- GOAL -
Only the number is wanted: how many lines contain "this"?
— BEGIN ENTRIES PROVIDED —
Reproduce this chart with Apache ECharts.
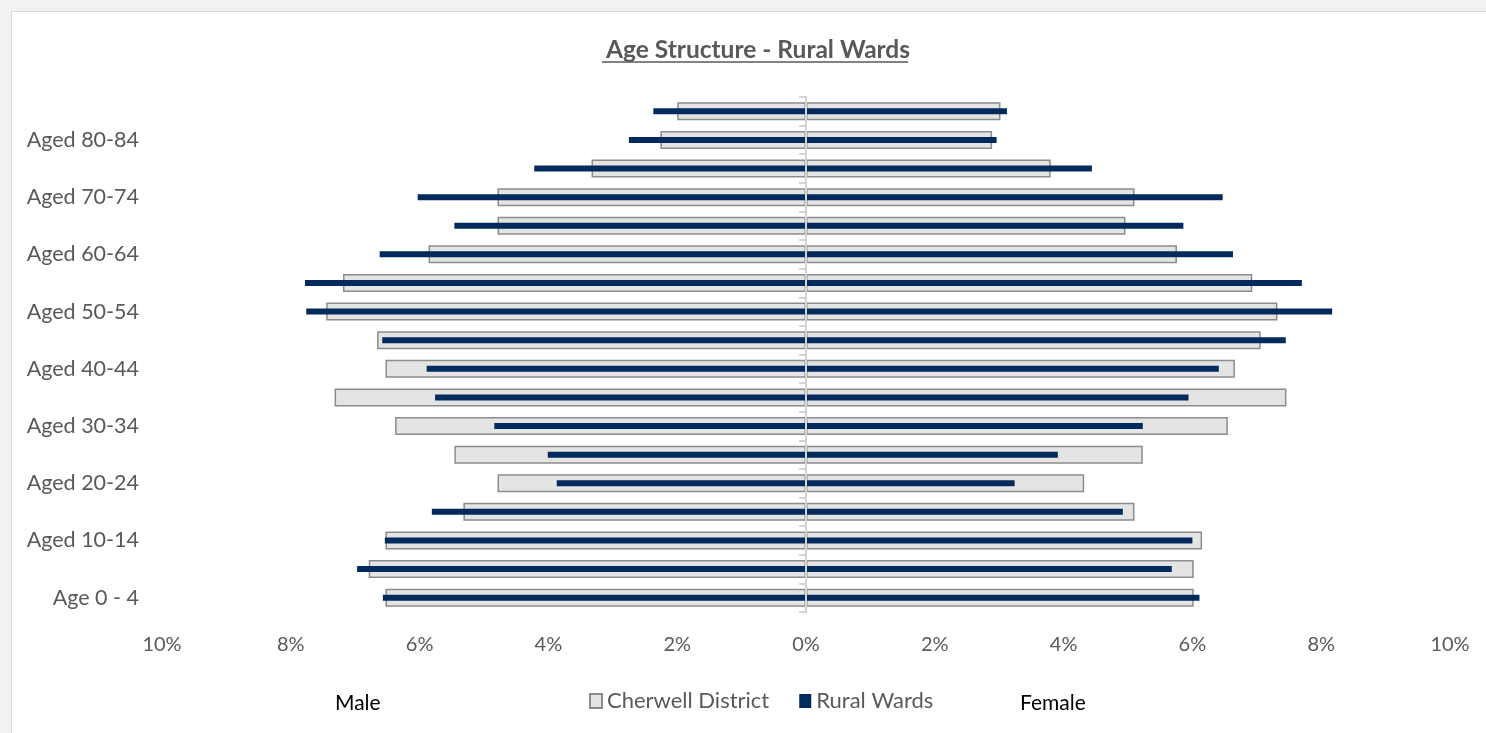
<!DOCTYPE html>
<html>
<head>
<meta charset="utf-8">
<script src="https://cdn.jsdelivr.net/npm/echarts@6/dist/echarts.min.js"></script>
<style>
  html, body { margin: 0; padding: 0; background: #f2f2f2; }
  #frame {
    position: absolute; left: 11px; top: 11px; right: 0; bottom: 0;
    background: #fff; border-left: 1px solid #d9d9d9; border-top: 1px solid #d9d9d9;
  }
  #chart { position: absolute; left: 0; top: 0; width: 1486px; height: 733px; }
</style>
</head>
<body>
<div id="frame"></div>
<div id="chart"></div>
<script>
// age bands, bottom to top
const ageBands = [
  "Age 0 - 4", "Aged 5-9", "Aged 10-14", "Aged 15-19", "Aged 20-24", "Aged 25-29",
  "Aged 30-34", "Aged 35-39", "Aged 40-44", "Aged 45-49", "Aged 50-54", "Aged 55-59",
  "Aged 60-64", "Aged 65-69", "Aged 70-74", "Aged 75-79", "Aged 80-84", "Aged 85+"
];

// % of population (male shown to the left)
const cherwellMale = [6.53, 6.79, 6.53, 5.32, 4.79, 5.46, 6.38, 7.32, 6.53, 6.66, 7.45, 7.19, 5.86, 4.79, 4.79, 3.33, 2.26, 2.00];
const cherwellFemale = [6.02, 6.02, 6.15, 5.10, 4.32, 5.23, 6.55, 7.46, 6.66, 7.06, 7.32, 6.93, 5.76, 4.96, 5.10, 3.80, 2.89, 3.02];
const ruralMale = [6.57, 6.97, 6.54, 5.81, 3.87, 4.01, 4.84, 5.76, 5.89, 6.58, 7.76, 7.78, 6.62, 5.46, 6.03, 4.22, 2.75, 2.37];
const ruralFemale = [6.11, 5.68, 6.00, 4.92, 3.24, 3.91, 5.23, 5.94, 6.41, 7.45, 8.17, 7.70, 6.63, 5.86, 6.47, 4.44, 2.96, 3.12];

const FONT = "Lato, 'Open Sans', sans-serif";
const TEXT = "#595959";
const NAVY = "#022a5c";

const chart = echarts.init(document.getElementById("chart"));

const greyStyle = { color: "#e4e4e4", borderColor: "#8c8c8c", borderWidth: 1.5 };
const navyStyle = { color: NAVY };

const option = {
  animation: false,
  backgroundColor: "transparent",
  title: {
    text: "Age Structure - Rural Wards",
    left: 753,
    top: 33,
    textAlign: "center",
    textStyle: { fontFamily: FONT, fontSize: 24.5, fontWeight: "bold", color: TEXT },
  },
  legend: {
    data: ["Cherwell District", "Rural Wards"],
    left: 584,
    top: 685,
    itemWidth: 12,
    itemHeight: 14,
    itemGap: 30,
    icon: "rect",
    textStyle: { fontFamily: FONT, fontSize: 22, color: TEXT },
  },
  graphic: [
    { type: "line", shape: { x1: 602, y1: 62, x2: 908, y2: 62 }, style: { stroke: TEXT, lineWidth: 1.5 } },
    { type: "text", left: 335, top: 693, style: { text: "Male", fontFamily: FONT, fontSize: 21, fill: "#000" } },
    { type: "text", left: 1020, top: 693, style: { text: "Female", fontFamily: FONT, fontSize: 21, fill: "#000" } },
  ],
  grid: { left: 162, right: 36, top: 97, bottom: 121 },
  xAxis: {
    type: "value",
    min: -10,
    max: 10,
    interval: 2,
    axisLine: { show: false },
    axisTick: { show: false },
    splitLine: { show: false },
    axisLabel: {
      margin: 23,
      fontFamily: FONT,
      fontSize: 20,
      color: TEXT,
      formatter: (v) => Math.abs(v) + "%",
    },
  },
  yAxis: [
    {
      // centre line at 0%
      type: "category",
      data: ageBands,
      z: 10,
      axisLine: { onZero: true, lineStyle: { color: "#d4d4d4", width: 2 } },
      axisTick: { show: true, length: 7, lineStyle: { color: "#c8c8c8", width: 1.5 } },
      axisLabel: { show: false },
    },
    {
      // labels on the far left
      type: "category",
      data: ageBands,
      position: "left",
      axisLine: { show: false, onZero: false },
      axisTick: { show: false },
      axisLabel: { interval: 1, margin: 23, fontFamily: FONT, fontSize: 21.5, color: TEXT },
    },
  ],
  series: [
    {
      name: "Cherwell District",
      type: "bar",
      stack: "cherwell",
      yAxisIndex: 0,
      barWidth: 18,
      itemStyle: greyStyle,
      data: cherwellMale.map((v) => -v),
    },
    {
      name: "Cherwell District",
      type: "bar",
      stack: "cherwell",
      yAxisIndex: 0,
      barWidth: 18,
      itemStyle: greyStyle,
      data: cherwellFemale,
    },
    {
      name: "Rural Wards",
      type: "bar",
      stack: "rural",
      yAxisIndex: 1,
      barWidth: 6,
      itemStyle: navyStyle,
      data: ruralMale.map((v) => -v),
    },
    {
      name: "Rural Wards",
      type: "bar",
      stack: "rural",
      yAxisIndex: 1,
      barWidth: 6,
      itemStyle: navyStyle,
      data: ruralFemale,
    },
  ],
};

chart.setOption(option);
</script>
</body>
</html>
— END ENTRIES PROVIDED —
— BEGIN ENTRIES PROVIDED —
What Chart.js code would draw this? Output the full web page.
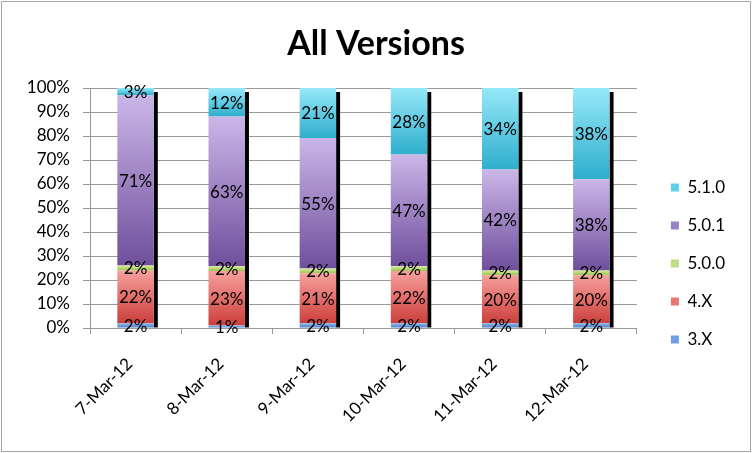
— END ENTRIES PROVIDED —
- CORRECT ANSWER -
2